Write the data out again exactly, with no pictures.

▽

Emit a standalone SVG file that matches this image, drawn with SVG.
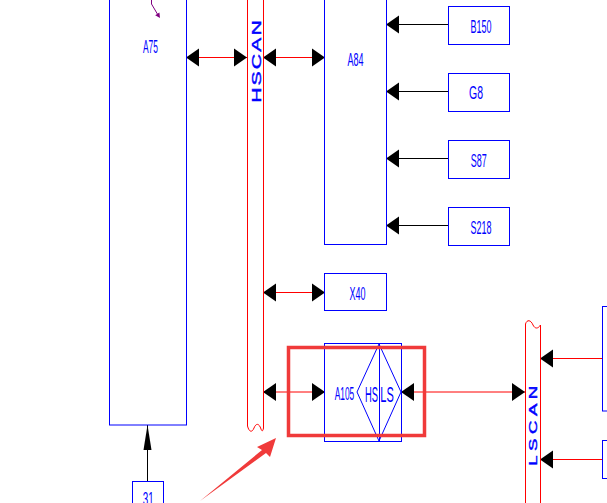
<svg xmlns="http://www.w3.org/2000/svg" width="607" height="503" viewBox="0 0 607 503">
<style>
.box{fill:none;stroke:#0000ff;stroke-width:1}
.bus{fill:none;stroke:#ff0000;stroke-width:1}
.lbl{font-family:"Liberation Sans",Arial,sans-serif;font-size:18px;fill:#0000ff;text-anchor:middle}
.big{font-size:22px}
.bustxt{font-family:"Liberation Sans",Arial,sans-serif;fill:#0000ff;stroke:#0000ff;stroke-width:0.4;text-anchor:middle}
.red{stroke:#ff0000;stroke-width:1;fill:none}
.blk{stroke:#000000;stroke-width:1;fill:none}
.bi{marker-start:url(#ah);marker-end:url(#ah)}
.one{marker-end:url(#ah)}
</style>
<defs>
<marker id="ah" markerUnits="userSpaceOnUse" markerWidth="14" markerHeight="20" viewBox="0 -10 14 20" refX="13" refY="0" orient="auto-start-reverse">
<path d="M0,-9 L13,0 L0,9 Z" fill="#000"/>
</marker>
<marker id="nar" markerUnits="userSpaceOnUse" markerWidth="26" markerHeight="10" viewBox="0 -5 26 10" refX="25" refY="0" orient="auto">
<path d="M0,-4 L25,0 L0,4 Z" fill="#000"/>
</marker>
</defs>
<rect width="607" height="503" fill="#ffffff"/>

<g id="connectors">
<line class="red bi" x1="186" y1="57.5" x2="247" y2="57.5"/>
<line class="red bi" x1="263" y1="57.5" x2="325" y2="57.5"/>
<line class="red bi" x1="263" y1="292.5" x2="325" y2="292.5"/>
<line class="red bi" x1="263" y1="392" x2="325" y2="392"/>
<line class="red bi" x1="401" y1="392" x2="525" y2="392"/>
<line class="blk one" x1="448" y1="24.5" x2="386" y2="24.5"/>
<line class="blk one" x1="448" y1="91.5" x2="386" y2="91.5"/>
<line class="blk one" x1="448" y1="158.5" x2="386" y2="158.5"/>
<line class="blk one" x1="448" y1="225.5" x2="386" y2="225.5"/>
<line class="red one" x1="602" y1="358.5" x2="540" y2="358.5"/>
<line class="red one" x1="602" y1="459.5" x2="540" y2="459.5"/>
<line class="blk" x1="147.5" y1="481" x2="147.5" y2="425" marker-end="url(#nar)"/>
</g>

<g id="A75">
<rect class="box" x="109.5" y="-5" width="77" height="430"/>
<polyline points="151.5,0 151.5,4 158,15" fill="none" stroke="#800080" stroke-width="1"/>
<polygon points="160,18 155.2,15.2 159.4,12.4" fill="#800080"/>
<text class="lbl" x="150.5" y="53" textLength="15" lengthAdjust="spacingAndGlyphs">A75</text>
</g>

<g id="HSCAN">
<path class="bus" d="M247.5,-5 L247.5,426 C249,432 252,433 254,428 C256,423 259,423 261,429 C262,432 263,431 263.5,428 L263.5,-5"/>
<text class="bustxt" font-size="12.5" letter-spacing="1.2" transform="translate(260.6,60.5) rotate(-90) scale(1.7,1)">HSCAN</text>
</g>

<g id="A84">
<rect class="box" x="324.5" y="-5" width="62" height="249.5"/>
<text class="lbl" x="355.5" y="66" textLength="16" lengthAdjust="spacingAndGlyphs">A84</text>
</g>

<g id="B150">
<rect class="box" x="448.5" y="6.5" width="61" height="38"/>
<text class="lbl" x="481" y="33" textLength="21" lengthAdjust="spacingAndGlyphs">B150</text>
</g>

<g id="G8">
<rect class="box" x="448.5" y="73.5" width="61" height="38"/>
<text class="lbl" x="476" y="98.5" textLength="14" lengthAdjust="spacingAndGlyphs">G8</text>
</g>

<g id="S87">
<rect class="box" x="448.5" y="140.5" width="61" height="38"/>
<text class="lbl" x="478.7" y="167" textLength="16" lengthAdjust="spacingAndGlyphs">S87</text>
</g>

<g id="S218">
<rect class="box" x="448.5" y="207.5" width="61" height="38"/>
<text class="lbl" x="481" y="234" textLength="21" lengthAdjust="spacingAndGlyphs">S218</text>
</g>

<g id="X40">
<rect class="box" x="324.5" y="273.5" width="62" height="37"/>
<text class="lbl" x="357.5" y="300" textLength="16" lengthAdjust="spacingAndGlyphs">X40</text>
</g>

<g id="A105">
<rect class="box" x="324.5" y="343.5" width="77" height="98"/>
<path class="box" d="M379,344 L401,392 L379,441 L357,392 Z"/>
<line class="box" x1="379.5" y1="343.5" x2="379.5" y2="441.5"/>
<text class="lbl" x="344.5" y="400" textLength="19.5" lengthAdjust="spacingAndGlyphs">A105</text>
<text class="lbl big" x="371.5" y="401.5" textLength="13" lengthAdjust="spacingAndGlyphs">HS</text>
<text class="lbl big" x="387" y="401.5" textLength="13.5" lengthAdjust="spacingAndGlyphs">LS</text>
</g>

<g id="LSCAN">
<path class="bus" d="M525.5,510 L525.5,324 C527,319 531,320 533,325 C535,329 538,329 540.5,325 L540.5,510"/>
<text class="bustxt" font-size="11" letter-spacing="2.6" transform="translate(537,423.5) rotate(-90) scale(1.7,1)">LSCAN</text>
</g>

<g id="R1">
<rect class="box" x="602.5" y="306.5" width="20" height="104.5"/>
</g>
<g id="R2">
<rect class="box" x="602.5" y="440.5" width="20" height="38"/>
</g>

<g id="N31">
<rect class="box" x="132.5" y="481.5" width="31" height="30"/>
<text class="lbl" x="148.3" y="504.7" textLength="11" lengthAdjust="spacingAndGlyphs">31</text>
</g>

<g id="highlight">
<rect x="288.5" y="347.5" width="136" height="88" fill="none" stroke="#f03a3a" stroke-width="3.5"/>
<polygon points="276,438 257,447 262,450 200,501 266,453 270,457" fill="#f03a3a"/>
</g>
</svg>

△

Result of this task:
Emit a standalone SVG file that matches this image, drawn with SVG.
<svg xmlns="http://www.w3.org/2000/svg" width="607" height="503" viewBox="0 0 607 503">
<style>
.box{fill:none;stroke:#0000ff;stroke-width:1}
.bus{fill:none;stroke:#ff0000;stroke-width:1}
.lbl{font-family:"Liberation Sans",Arial,sans-serif;font-size:18px;fill:#0000ff;text-anchor:middle}
.big{font-size:22px}
.bustxt{font-family:"Liberation Sans",Arial,sans-serif;fill:#0000ff;stroke:#0000ff;stroke-width:0.4;text-anchor:middle}
.red{stroke:#ff0000;stroke-width:1;fill:none}
.blk{stroke:#000000;stroke-width:1;fill:none}
.bi{marker-start:url(#ah);marker-end:url(#ah)}
.one{marker-end:url(#ah)}
</style>
<defs>
<marker id="ah" markerUnits="userSpaceOnUse" markerWidth="14" markerHeight="20" viewBox="0 -10 14 20" refX="13" refY="0" orient="auto-start-reverse">
<path d="M0,-9 L13,0 L0,9 Z" fill="#000"/>
</marker>
<marker id="nar" markerUnits="userSpaceOnUse" markerWidth="26" markerHeight="10" viewBox="0 -5 26 10" refX="25" refY="0" orient="auto">
<path d="M0,-4 L25,0 L0,4 Z" fill="#000"/>
</marker>
</defs>
<rect width="607" height="503" fill="#ffffff"/>

<g id="connectors">
<line class="red bi" x1="186" y1="57.5" x2="247" y2="57.5"/>
<line class="red bi" x1="263" y1="57.5" x2="325" y2="57.5"/>
<line class="red bi" x1="263" y1="292.5" x2="325" y2="292.5"/>
<line class="red bi" x1="263" y1="392" x2="325" y2="392"/>
<line class="red bi" x1="401" y1="392" x2="525" y2="392"/>
<line class="blk one" x1="448" y1="24.5" x2="386" y2="24.5"/>
<line class="blk one" x1="448" y1="91.5" x2="386" y2="91.5"/>
<line class="blk one" x1="448" y1="158.5" x2="386" y2="158.5"/>
<line class="blk one" x1="448" y1="225.5" x2="386" y2="225.5"/>
<line class="red one" x1="602" y1="358.5" x2="540" y2="358.5"/>
<line class="red one" x1="602" y1="459.5" x2="540" y2="459.5"/>
<line class="blk" x1="147.5" y1="481" x2="147.5" y2="425" marker-end="url(#nar)"/>
</g>

<g id="A75">
<rect class="box" x="109.5" y="-5" width="77" height="430"/>
<polyline points="151.5,0 151.5,4 158,15" fill="none" stroke="#800080" stroke-width="1"/>
<polygon points="160,18 155.2,15.2 159.4,12.4" fill="#800080"/>
<text class="lbl" x="150.5" y="53" textLength="15" lengthAdjust="spacingAndGlyphs">A75</text>
</g>

<g id="HSCAN">
<path class="bus" d="M247.5,-5 L247.5,426 C249,432 252,433 254,428 C256,423 259,423 261,429 C262,432 263,431 263.5,428 L263.5,-5"/>
<text class="bustxt" font-size="12.5" letter-spacing="1.2" transform="translate(260.6,60.5) rotate(-90) scale(1.7,1)">HSCAN</text>
</g>

<g id="A84">
<rect class="box" x="324.5" y="-5" width="62" height="249.5"/>
<text class="lbl" x="355.5" y="66" textLength="16" lengthAdjust="spacingAndGlyphs">A84</text>
</g>

<g id="B150">
<rect class="box" x="448.5" y="6.5" width="61" height="38"/>
<text class="lbl" x="481" y="33" textLength="21" lengthAdjust="spacingAndGlyphs">B150</text>
</g>

<g id="G8">
<rect class="box" x="448.5" y="73.5" width="61" height="38"/>
<text class="lbl" x="476" y="98.5" textLength="14" lengthAdjust="spacingAndGlyphs">G8</text>
</g>

<g id="S87">
<rect class="box" x="448.5" y="140.5" width="61" height="38"/>
<text class="lbl" x="478.7" y="167" textLength="16" lengthAdjust="spacingAndGlyphs">S87</text>
</g>

<g id="S218">
<rect class="box" x="448.5" y="207.5" width="61" height="38"/>
<text class="lbl" x="481" y="234" textLength="21" lengthAdjust="spacingAndGlyphs">S218</text>
</g>

<g id="X40">
<rect class="box" x="324.5" y="273.5" width="62" height="37"/>
<text class="lbl" x="357.5" y="300" textLength="16" lengthAdjust="spacingAndGlyphs">X40</text>
</g>

<g id="A105">
<rect class="box" x="324.5" y="343.5" width="77" height="98"/>
<path class="box" d="M379,344 L401,392 L379,441 L357,392 Z"/>
<line class="box" x1="379.5" y1="343.5" x2="379.5" y2="441.5"/>
<text class="lbl" x="344.5" y="400" textLength="19.5" lengthAdjust="spacingAndGlyphs">A105</text>
<text class="lbl big" x="371.5" y="401.5" textLength="13" lengthAdjust="spacingAndGlyphs">HS</text>
<text class="lbl big" x="387" y="401.5" textLength="13.5" lengthAdjust="spacingAndGlyphs">LS</text>
</g>

<g id="LSCAN">
<path class="bus" d="M525.5,510 L525.5,324 C527,319 531,320 533,325 C535,329 538,329 540.5,325 L540.5,510"/>
<text class="bustxt" font-size="11" letter-spacing="2.6" transform="translate(537,423.5) rotate(-90) scale(1.7,1)">LSCAN</text>
</g>

<g id="R1">
<rect class="box" x="602.5" y="306.5" width="20" height="104.5"/>
</g>
<g id="R2">
<rect class="box" x="602.5" y="440.5" width="20" height="38"/>
</g>

<g id="N31">
<rect class="box" x="132.5" y="481.5" width="31" height="30"/>
<text class="lbl" x="148.3" y="504.7" textLength="11" lengthAdjust="spacingAndGlyphs">31</text>
</g>

<g id="highlight">
<rect x="288.5" y="347.5" width="136" height="88" fill="none" stroke="#f03a3a" stroke-width="3.5"/>
<polygon points="276,438 257,447 262,450 200,501 266,453 270,457" fill="#f03a3a"/>
</g>
</svg>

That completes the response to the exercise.